:: Records for this task
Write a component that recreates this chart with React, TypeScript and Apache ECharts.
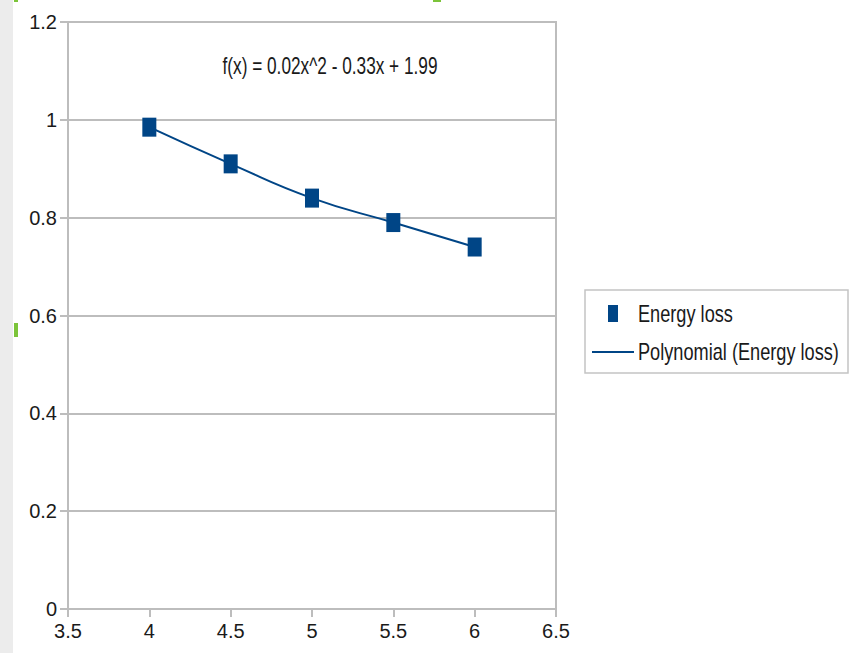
import React, { useEffect, useRef } from "react";
import * as echarts from "echarts";

const xValues = [4, 4.5, 5, 5.5, 6];
const energyLoss = [0.985, 0.91, 0.84, 0.79, 0.74];
const seriesName = "Energy loss";
const trendName = "Polynomial (Energy loss)";
const equation = "f(x) = 0.02x^2 - 0.33x + 1.99";

const FONT = "'Liberation Sans', Arial, sans-serif";
const BLUE = "#004586";
const GRAY = "#bdbdbd";
const TEXT = "#1a1a1a";

export default function App() {
  const ref = useRef<HTMLDivElement>(null);
  useEffect(() => {
    if (!ref.current) return;
    const chart = echarts.init(ref.current, null, { renderer: "svg" });
    const pts = xValues.map((x, i) => [x, energyLoss[i]]);
    chart.setOption({
      animation: false,
      backgroundColor: "#ffffff",
      textStyle: { fontFamily: FONT },
      grid: {
        left: 68,
        right: 299,
        top: 22,
        bottom: 44,
        show: true,
        borderColor: GRAY,
        borderWidth: 2,
      },
      xAxis: {
        type: "value",
        min: 3.5,
        max: 6.5,
        interval: 0.5,
        axisLine: { show: true, lineStyle: { color: GRAY, width: 2 } },
        axisTick: { show: true, length: 8, lineStyle: { color: GRAY, width: 2 } },
        splitLine: { show: false },
        axisLabel: { color: TEXT, fontSize: 20, fontFamily: FONT, margin: 12 },
      },
      yAxis: {
        type: "value",
        min: 0,
        max: 1.2,
        interval: 0.2,
        axisLine: { show: true, lineStyle: { color: GRAY, width: 2 } },
        axisTick: { show: true, length: 8, lineStyle: { color: GRAY, width: 2 } },
        splitLine: { show: true, lineStyle: { color: GRAY, width: 2 } },
        axisLabel: { color: TEXT, fontSize: 20, fontFamily: FONT, margin: 11 },
      },
      graphic: [
        { type: "rect", shape: { x: 0, y: 0, width: 13, height: 653 }, style: { fill: "#ececec" } },
        { type: "rect", shape: { x: 14, y: 0, width: 4, height: 2 }, style: { fill: "#7cc43a" } },
        { type: "rect", shape: { x: 433, y: 0, width: 8, height: 2 }, style: { fill: "#7cc43a" } },
        { type: "rect", shape: { x: 14, y: 323, width: 4, height: 14 }, style: { fill: "#7cc43a" } },
        {
          type: "rect",
          shape: { x: 585, y: 290, width: 263, height: 83 },
          style: { fill: "none", stroke: "#c4c4c4", lineWidth: 1.5 },
        },
        {
          type: "rect",
          shape: { x: 608, y: 305, width: 10, height: 17 },
          style: { fill: BLUE },
        },
        {
          type: "line",
          shape: { x1: 592, y1: 352, x2: 634, y2: 352 },
          style: { stroke: BLUE, lineWidth: 2 },
        },
        {
          type: "text",
          x: 638,
          y: 314,
          scaleX: 0.79,
          style: {
            text: seriesName,
            fill: TEXT,
            font: `23px ${FONT}`,
            textAlign: "left",
            textVerticalAlign: "middle",
          },
        },
        {
          type: "text",
          x: 638,
          y: 352,
          scaleX: 0.79,
          style: {
            text: trendName,
            fill: TEXT,
            font: `23px ${FONT}`,
            textAlign: "left",
            textVerticalAlign: "middle",
          },
        },
        {
          type: "text",
          x: 330,
          y: 66,
          scaleX: 0.75,
          style: {
            text: equation,
            fill: TEXT,
            font: `23px ${FONT}`,
            textAlign: "center",
            textVerticalAlign: "middle",
          },
        },
      ],
      series: [
        {
          name: trendName,
          type: "line",
          data: pts,
          smooth: 0.5,
          symbol: "none",
          lineStyle: { color: BLUE, width: 2 },
          itemStyle: { color: BLUE },
          z: 2,
        },
        {
          name: seriesName,
          type: "scatter",
          data: pts,
          symbol: "rect",
          symbolSize: [14, 19],
          itemStyle: { color: BLUE, opacity: 1 },
          z: 3,
        },
      ],
    });
    return () => chart.dispose();
  }, []);
  return (
    <div
      ref={ref}
      style={{ position: "absolute", left: 0, top: 0, width: 855, height: 653 }}
    />
  );
}
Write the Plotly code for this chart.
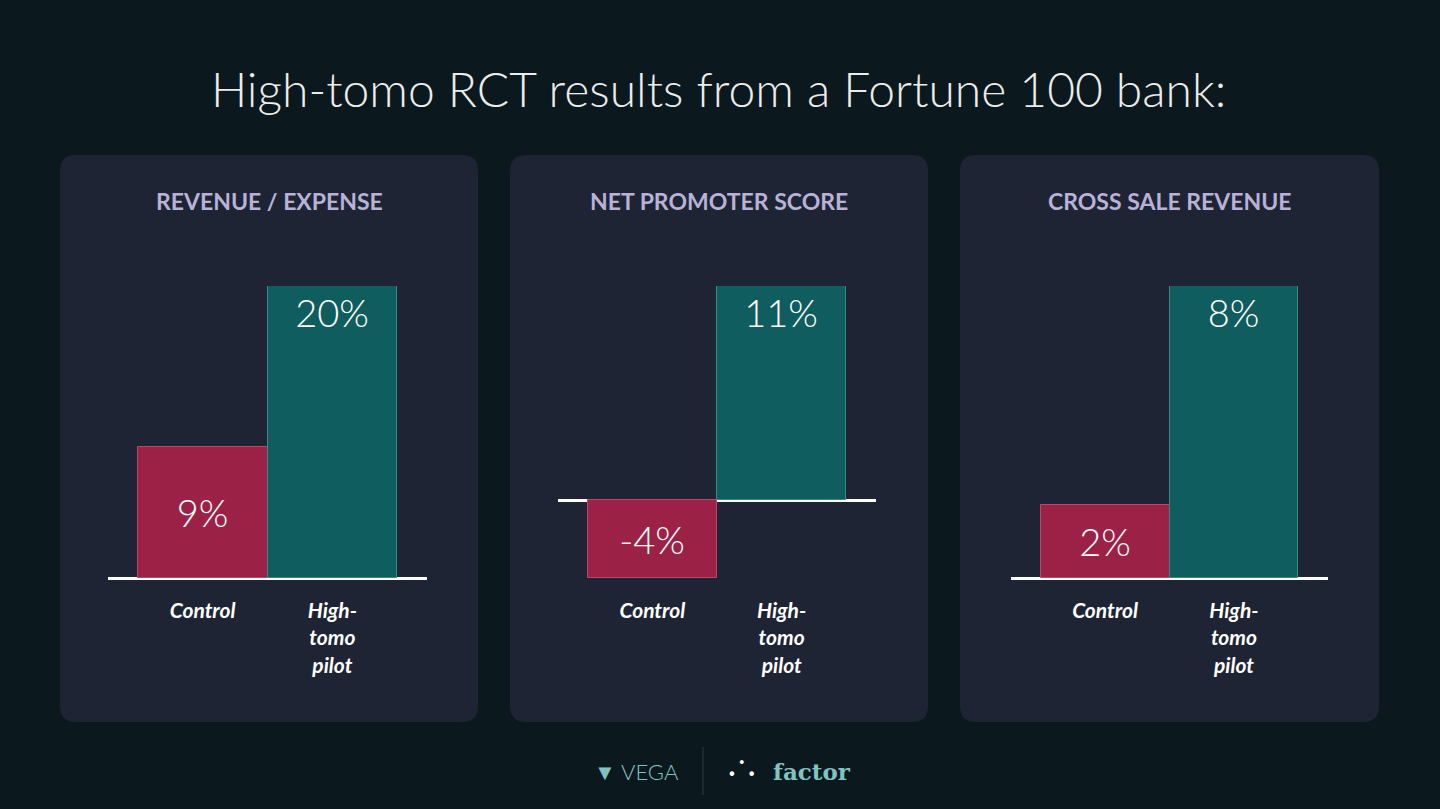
::::
* _Exercise requirements_
Write out every line above exactly as it is, leaving out the pictures.

* _Result_
Write a component that recreates this chart with React, TypeScript and Apache ECharts.
import React, { useEffect, useRef } from "react";
import * as echarts from "echarts";

const xValues = [4, 4.5, 5, 5.5, 6];
const energyLoss = [0.985, 0.91, 0.84, 0.79, 0.74];
const seriesName = "Energy loss";
const trendName = "Polynomial (Energy loss)";
const equation = "f(x) = 0.02x^2 - 0.33x + 1.99";

const FONT = "'Liberation Sans', Arial, sans-serif";
const BLUE = "#004586";
const GRAY = "#bdbdbd";
const TEXT = "#1a1a1a";

export default function App() {
  const ref = useRef<HTMLDivElement>(null);
  useEffect(() => {
    if (!ref.current) return;
    const chart = echarts.init(ref.current, null, { renderer: "svg" });
    const pts = xValues.map((x, i) => [x, energyLoss[i]]);
    chart.setOption({
      animation: false,
      backgroundColor: "#ffffff",
      textStyle: { fontFamily: FONT },
      grid: {
        left: 68,
        right: 299,
        top: 22,
        bottom: 44,
        show: true,
        borderColor: GRAY,
        borderWidth: 2,
      },
      xAxis: {
        type: "value",
        min: 3.5,
        max: 6.5,
        interval: 0.5,
        axisLine: { show: true, lineStyle: { color: GRAY, width: 2 } },
        axisTick: { show: true, length: 8, lineStyle: { color: GRAY, width: 2 } },
        splitLine: { show: false },
        axisLabel: { color: TEXT, fontSize: 20, fontFamily: FONT, margin: 12 },
      },
      yAxis: {
        type: "value",
        min: 0,
        max: 1.2,
        interval: 0.2,
        axisLine: { show: true, lineStyle: { color: GRAY, width: 2 } },
        axisTick: { show: true, length: 8, lineStyle: { color: GRAY, width: 2 } },
        splitLine: { show: true, lineStyle: { color: GRAY, width: 2 } },
        axisLabel: { color: TEXT, fontSize: 20, fontFamily: FONT, margin: 11 },
      },
      graphic: [
        { type: "rect", shape: { x: 0, y: 0, width: 13, height: 653 }, style: { fill: "#ececec" } },
        { type: "rect", shape: { x: 14, y: 0, width: 4, height: 2 }, style: { fill: "#7cc43a" } },
        { type: "rect", shape: { x: 433, y: 0, width: 8, height: 2 }, style: { fill: "#7cc43a" } },
        { type: "rect", shape: { x: 14, y: 323, width: 4, height: 14 }, style: { fill: "#7cc43a" } },
        {
          type: "rect",
          shape: { x: 585, y: 290, width: 263, height: 83 },
          style: { fill: "none", stroke: "#c4c4c4", lineWidth: 1.5 },
        },
        {
          type: "rect",
          shape: { x: 608, y: 305, width: 10, height: 17 },
          style: { fill: BLUE },
        },
        {
          type: "line",
          shape: { x1: 592, y1: 352, x2: 634, y2: 352 },
          style: { stroke: BLUE, lineWidth: 2 },
        },
        {
          type: "text",
          x: 638,
          y: 314,
          scaleX: 0.79,
          style: {
            text: seriesName,
            fill: TEXT,
            font: `23px ${FONT}`,
            textAlign: "left",
            textVerticalAlign: "middle",
          },
        },
        {
          type: "text",
          x: 638,
          y: 352,
          scaleX: 0.79,
          style: {
            text: trendName,
            fill: TEXT,
            font: `23px ${FONT}`,
            textAlign: "left",
            textVerticalAlign: "middle",
          },
        },
        {
          type: "text",
          x: 330,
          y: 66,
          scaleX: 0.75,
          style: {
            text: equation,
            fill: TEXT,
            font: `23px ${FONT}`,
            textAlign: "center",
            textVerticalAlign: "middle",
          },
        },
      ],
      series: [
        {
          name: trendName,
          type: "line",
          data: pts,
          smooth: 0.5,
          symbol: "none",
          lineStyle: { color: BLUE, width: 2 },
          itemStyle: { color: BLUE },
          z: 2,
        },
        {
          name: seriesName,
          type: "scatter",
          data: pts,
          symbol: "rect",
          symbolSize: [14, 19],
          itemStyle: { color: BLUE, opacity: 1 },
          z: 3,
        },
      ],
    });
    return () => chart.dispose();
  }, []);
  return (
    <div
      ref={ref}
      style={{ position: "absolute", left: 0, top: 0, width: 855, height: 653 }}
    />
  );
}
Write the Plotly code for this chart.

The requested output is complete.